— PROBLEM TO SOLVE —
Omit any picture, and return the remaining data exactly as written.

::::

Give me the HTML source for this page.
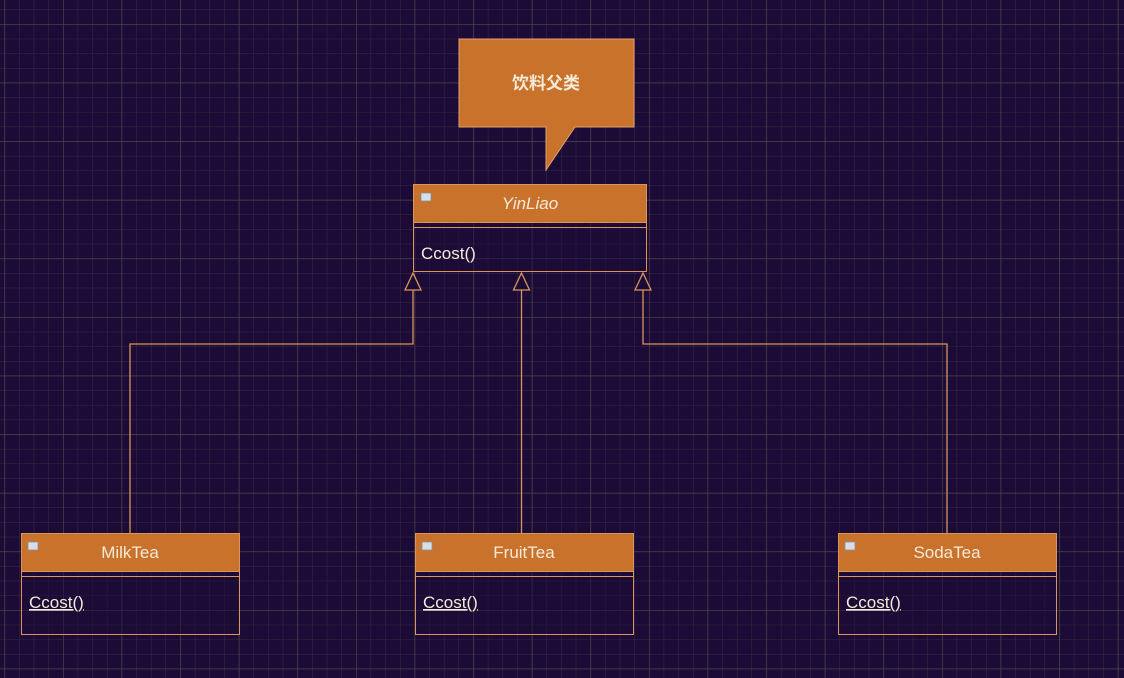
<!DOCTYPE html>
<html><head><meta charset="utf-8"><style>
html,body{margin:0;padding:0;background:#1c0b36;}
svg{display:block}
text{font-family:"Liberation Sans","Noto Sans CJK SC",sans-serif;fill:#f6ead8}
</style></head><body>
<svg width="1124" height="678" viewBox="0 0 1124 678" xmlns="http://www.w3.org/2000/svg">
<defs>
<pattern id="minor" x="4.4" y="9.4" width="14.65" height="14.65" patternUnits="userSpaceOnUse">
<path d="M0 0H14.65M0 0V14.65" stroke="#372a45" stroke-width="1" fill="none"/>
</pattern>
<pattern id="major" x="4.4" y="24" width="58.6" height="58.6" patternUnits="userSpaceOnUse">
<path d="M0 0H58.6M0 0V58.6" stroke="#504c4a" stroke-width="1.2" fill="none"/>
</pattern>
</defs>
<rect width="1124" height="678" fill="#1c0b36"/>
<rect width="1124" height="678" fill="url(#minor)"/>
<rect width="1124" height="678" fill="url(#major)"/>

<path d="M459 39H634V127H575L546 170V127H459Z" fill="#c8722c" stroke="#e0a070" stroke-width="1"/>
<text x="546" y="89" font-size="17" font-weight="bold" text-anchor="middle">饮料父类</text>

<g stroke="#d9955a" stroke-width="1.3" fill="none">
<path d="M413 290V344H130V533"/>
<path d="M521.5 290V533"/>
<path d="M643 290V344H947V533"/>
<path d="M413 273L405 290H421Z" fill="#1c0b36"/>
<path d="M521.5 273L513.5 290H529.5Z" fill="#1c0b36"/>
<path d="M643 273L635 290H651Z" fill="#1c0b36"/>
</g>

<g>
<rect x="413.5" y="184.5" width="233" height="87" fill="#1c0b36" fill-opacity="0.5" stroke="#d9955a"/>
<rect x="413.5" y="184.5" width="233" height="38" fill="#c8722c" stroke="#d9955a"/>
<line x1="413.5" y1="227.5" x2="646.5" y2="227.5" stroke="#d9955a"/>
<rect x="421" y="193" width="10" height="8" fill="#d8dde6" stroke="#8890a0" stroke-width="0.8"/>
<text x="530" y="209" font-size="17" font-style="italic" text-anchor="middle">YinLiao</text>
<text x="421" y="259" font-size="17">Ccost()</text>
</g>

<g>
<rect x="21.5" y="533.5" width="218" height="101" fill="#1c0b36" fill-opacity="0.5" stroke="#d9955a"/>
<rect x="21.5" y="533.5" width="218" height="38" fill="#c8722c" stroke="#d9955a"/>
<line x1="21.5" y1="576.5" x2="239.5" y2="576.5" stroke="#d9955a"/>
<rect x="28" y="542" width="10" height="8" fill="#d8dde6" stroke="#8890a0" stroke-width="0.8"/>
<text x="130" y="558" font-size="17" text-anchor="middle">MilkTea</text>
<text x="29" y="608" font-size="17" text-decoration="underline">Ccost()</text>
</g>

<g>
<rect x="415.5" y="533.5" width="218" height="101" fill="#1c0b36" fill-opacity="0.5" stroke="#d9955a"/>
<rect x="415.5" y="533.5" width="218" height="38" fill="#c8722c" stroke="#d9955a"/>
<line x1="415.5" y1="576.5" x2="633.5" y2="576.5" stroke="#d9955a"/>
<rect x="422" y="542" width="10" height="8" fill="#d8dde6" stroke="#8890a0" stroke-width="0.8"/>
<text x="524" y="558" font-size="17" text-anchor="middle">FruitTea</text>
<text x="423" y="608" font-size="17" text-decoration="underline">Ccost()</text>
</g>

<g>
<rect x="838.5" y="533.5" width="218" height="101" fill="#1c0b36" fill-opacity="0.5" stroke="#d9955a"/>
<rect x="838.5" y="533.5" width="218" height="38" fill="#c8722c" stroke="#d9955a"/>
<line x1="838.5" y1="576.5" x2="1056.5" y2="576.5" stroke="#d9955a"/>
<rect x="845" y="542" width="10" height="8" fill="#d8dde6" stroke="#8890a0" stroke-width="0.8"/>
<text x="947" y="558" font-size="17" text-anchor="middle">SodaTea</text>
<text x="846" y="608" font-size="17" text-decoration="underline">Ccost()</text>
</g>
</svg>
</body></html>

::::

— SOLUTION BELOW —
Give me the HTML source for this page.
<!DOCTYPE html>
<html><head><meta charset="utf-8"><style>
html,body{margin:0;padding:0;background:#1c0b36;}
svg{display:block}
text{font-family:"Liberation Sans","Noto Sans CJK SC",sans-serif;fill:#f6ead8}
</style></head><body>
<svg width="1124" height="678" viewBox="0 0 1124 678" xmlns="http://www.w3.org/2000/svg">
<defs>
<pattern id="minor" x="4.4" y="9.4" width="14.65" height="14.65" patternUnits="userSpaceOnUse">
<path d="M0 0H14.65M0 0V14.65" stroke="#372a45" stroke-width="1" fill="none"/>
</pattern>
<pattern id="major" x="4.4" y="24" width="58.6" height="58.6" patternUnits="userSpaceOnUse">
<path d="M0 0H58.6M0 0V58.6" stroke="#504c4a" stroke-width="1.2" fill="none"/>
</pattern>
</defs>
<rect width="1124" height="678" fill="#1c0b36"/>
<rect width="1124" height="678" fill="url(#minor)"/>
<rect width="1124" height="678" fill="url(#major)"/>

<path d="M459 39H634V127H575L546 170V127H459Z" fill="#c8722c" stroke="#e0a070" stroke-width="1"/>
<text x="546" y="89" font-size="17" font-weight="bold" text-anchor="middle">饮料父类</text>

<g stroke="#d9955a" stroke-width="1.3" fill="none">
<path d="M413 290V344H130V533"/>
<path d="M521.5 290V533"/>
<path d="M643 290V344H947V533"/>
<path d="M413 273L405 290H421Z" fill="#1c0b36"/>
<path d="M521.5 273L513.5 290H529.5Z" fill="#1c0b36"/>
<path d="M643 273L635 290H651Z" fill="#1c0b36"/>
</g>

<g>
<rect x="413.5" y="184.5" width="233" height="87" fill="#1c0b36" fill-opacity="0.5" stroke="#d9955a"/>
<rect x="413.5" y="184.5" width="233" height="38" fill="#c8722c" stroke="#d9955a"/>
<line x1="413.5" y1="227.5" x2="646.5" y2="227.5" stroke="#d9955a"/>
<rect x="421" y="193" width="10" height="8" fill="#d8dde6" stroke="#8890a0" stroke-width="0.8"/>
<text x="530" y="209" font-size="17" font-style="italic" text-anchor="middle">YinLiao</text>
<text x="421" y="259" font-size="17">Ccost()</text>
</g>

<g>
<rect x="21.5" y="533.5" width="218" height="101" fill="#1c0b36" fill-opacity="0.5" stroke="#d9955a"/>
<rect x="21.5" y="533.5" width="218" height="38" fill="#c8722c" stroke="#d9955a"/>
<line x1="21.5" y1="576.5" x2="239.5" y2="576.5" stroke="#d9955a"/>
<rect x="28" y="542" width="10" height="8" fill="#d8dde6" stroke="#8890a0" stroke-width="0.8"/>
<text x="130" y="558" font-size="17" text-anchor="middle">MilkTea</text>
<text x="29" y="608" font-size="17" text-decoration="underline">Ccost()</text>
</g>

<g>
<rect x="415.5" y="533.5" width="218" height="101" fill="#1c0b36" fill-opacity="0.5" stroke="#d9955a"/>
<rect x="415.5" y="533.5" width="218" height="38" fill="#c8722c" stroke="#d9955a"/>
<line x1="415.5" y1="576.5" x2="633.5" y2="576.5" stroke="#d9955a"/>
<rect x="422" y="542" width="10" height="8" fill="#d8dde6" stroke="#8890a0" stroke-width="0.8"/>
<text x="524" y="558" font-size="17" text-anchor="middle">FruitTea</text>
<text x="423" y="608" font-size="17" text-decoration="underline">Ccost()</text>
</g>

<g>
<rect x="838.5" y="533.5" width="218" height="101" fill="#1c0b36" fill-opacity="0.5" stroke="#d9955a"/>
<rect x="838.5" y="533.5" width="218" height="38" fill="#c8722c" stroke="#d9955a"/>
<line x1="838.5" y1="576.5" x2="1056.5" y2="576.5" stroke="#d9955a"/>
<rect x="845" y="542" width="10" height="8" fill="#d8dde6" stroke="#8890a0" stroke-width="0.8"/>
<text x="947" y="558" font-size="17" text-anchor="middle">SodaTea</text>
<text x="846" y="608" font-size="17" text-decoration="underline">Ccost()</text>
</g>
</svg>
</body></html>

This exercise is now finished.